Skull-base tumors are by definition located underneath the brain in difficult-to-reach areas and are intimately associated with vital and delicate neurovascular structures. Surgical resection is often necessary to alleviate mass effect and brain swelling associated with larger tumors. Radiosurgery, however, is a viable and comparatively safe alternative that has been shown to arrest tumor growth and in a minority of cases to induce tumor contraction.

Meningioma and vestibular schwannoma are but some of the tumors that benefit from this modality with literature demonstrating lasting control over years of follow up. Although the procedural risk associated with radiosurgery is exceedingly low, tumor progression and delayed complications in the form of cranial nerve injury and radiation induced brain swelling are known to occur in a proportion of patients.

Case Study #1 – Gamma Knife Radiosurgery for Vestibular Schwannoma

Patient is a 75 year old woman presenting with symptoms of gait ataxia and progressive cognitive decline with initial imaging demonstrating communicating hydrocephalus with a 2.8 cm right sided vestibular schwannoma (figure 1a). There was no distortion of the ventricular system as a result of tumor mass effect (figure 2). Patient underwent high volume lumbar puncture with improvement in balance and CSF protein was elevated.. She underwent a left occipital VP shunt with resultant improvement in symptoms and Gamma Knife radiosurgery. Imaging obtained four months later demonstrate diminished central enhancement reflecting treatment effect (figure 1b) and 16 months later there has been a measurable decrease in tumor size (figure 1c). The patient continues to do well and functioning independently.

Case 1 – Figure 1
A: Planning axial T1 weighted post contrast MR image shows a large right sided vestibular schwannoma measuring 2.8 cm with distortion of the middle cerebellar peduncle. B: Image at 4 months post treatment showing decrease in tumoral enhancement. C: 16 months post treatment there has been a contraction of tumor volume and mass effect.

Case 1 – Figure 2
Pre treatment imaging shows hydrocephalus without obstruction of ventricular system (arrow) by tumor (T, yellow perimeter).
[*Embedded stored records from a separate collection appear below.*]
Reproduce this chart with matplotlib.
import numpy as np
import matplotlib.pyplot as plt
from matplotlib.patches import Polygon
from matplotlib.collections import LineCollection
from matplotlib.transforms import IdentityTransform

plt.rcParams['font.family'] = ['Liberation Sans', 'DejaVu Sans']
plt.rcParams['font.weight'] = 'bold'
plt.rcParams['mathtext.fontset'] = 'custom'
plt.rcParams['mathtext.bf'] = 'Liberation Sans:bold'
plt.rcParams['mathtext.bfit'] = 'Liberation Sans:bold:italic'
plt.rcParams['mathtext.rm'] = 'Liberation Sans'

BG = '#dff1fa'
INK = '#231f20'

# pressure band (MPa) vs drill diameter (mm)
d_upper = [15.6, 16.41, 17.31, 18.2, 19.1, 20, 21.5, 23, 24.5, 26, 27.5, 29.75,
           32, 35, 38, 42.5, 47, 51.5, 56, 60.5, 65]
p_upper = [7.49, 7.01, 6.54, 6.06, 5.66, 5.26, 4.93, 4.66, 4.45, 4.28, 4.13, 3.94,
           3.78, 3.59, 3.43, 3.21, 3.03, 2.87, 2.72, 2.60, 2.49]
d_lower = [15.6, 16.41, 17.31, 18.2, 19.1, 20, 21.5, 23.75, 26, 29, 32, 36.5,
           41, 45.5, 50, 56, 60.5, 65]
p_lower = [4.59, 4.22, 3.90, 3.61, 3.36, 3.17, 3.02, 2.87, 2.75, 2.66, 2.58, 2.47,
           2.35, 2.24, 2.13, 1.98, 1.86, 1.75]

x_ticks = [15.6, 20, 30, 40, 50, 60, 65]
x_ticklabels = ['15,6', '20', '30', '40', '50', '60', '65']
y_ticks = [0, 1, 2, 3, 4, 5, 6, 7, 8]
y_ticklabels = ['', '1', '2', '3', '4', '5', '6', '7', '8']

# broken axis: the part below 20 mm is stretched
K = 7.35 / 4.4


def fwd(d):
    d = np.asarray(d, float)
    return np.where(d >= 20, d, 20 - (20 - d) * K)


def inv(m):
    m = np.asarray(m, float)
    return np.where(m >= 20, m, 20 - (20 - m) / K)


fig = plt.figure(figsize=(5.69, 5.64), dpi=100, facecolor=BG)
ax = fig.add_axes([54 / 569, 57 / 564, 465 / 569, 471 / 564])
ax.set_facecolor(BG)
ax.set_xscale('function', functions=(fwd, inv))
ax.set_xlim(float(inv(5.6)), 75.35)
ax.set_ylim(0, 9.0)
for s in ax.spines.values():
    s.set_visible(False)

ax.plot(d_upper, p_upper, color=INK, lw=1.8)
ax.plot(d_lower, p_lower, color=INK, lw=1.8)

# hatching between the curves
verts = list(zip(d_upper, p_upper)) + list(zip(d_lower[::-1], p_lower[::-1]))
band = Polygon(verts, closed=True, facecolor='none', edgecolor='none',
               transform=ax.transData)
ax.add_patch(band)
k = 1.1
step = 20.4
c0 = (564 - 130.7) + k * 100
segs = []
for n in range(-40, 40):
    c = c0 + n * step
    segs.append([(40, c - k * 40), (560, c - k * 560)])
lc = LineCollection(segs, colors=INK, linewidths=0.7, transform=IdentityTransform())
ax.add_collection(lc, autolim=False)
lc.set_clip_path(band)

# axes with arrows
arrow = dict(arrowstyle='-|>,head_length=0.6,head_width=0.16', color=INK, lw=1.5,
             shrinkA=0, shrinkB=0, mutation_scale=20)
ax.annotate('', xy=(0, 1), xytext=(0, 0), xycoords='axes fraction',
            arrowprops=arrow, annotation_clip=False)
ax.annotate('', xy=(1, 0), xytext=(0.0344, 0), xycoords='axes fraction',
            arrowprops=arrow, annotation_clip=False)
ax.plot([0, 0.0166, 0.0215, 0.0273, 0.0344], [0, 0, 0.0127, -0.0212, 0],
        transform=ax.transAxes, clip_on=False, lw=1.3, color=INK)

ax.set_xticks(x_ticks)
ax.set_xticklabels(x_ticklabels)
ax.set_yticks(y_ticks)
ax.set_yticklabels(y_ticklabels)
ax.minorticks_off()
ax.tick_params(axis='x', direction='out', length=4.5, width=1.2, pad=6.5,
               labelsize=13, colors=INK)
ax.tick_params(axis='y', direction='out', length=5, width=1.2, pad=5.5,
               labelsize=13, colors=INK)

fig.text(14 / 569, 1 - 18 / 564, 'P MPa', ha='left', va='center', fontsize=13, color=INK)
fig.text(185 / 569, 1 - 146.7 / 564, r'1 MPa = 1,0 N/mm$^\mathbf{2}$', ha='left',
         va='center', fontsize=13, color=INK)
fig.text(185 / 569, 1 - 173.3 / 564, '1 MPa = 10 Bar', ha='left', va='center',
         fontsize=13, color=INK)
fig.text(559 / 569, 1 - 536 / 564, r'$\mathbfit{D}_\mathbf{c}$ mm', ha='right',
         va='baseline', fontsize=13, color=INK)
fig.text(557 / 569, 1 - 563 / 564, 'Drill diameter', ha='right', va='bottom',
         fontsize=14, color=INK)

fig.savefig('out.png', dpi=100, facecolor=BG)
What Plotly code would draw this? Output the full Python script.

Case Study #2 – Gamma Knife Radiosurgery for Tentorial Meningioma

Patient is a 75 year old man with a two year history of V1 trigeminal neuralgia with MR imaging demonstrating a left mesio-tentorial meningioma with distortion of the brainstem at the trigeminal nerve root entry zone (Figure 1). Serial imaging demonstrated no evidence of tumor growth but pain was persistent and severe despite maximal medical therapy. He was treated with radiosurgery using a dose of 12.5 Gy to the 50% isodose line and noted improvement in pain within two months after the procedure (Figure 2).

Case 2 – Figure 1
Axial (left) and coronal (right) demonstrate an enhancing extra-axial mass at the level of the petrous apex and Meckels cave with distortion of the brainstem at the trigeminal nerve root entry zone.

Case 2 – Figure 2
Treatment plan MR imaging showing contoured tumor border (yellow line) as well as 12.5, 10 and 8 Gy isodose lines (green lines). The optic nerves/chiasm were also contoured (red line indicated by white arrow) to assure that they were appropriately shielded from an unacceptable dose of radiation.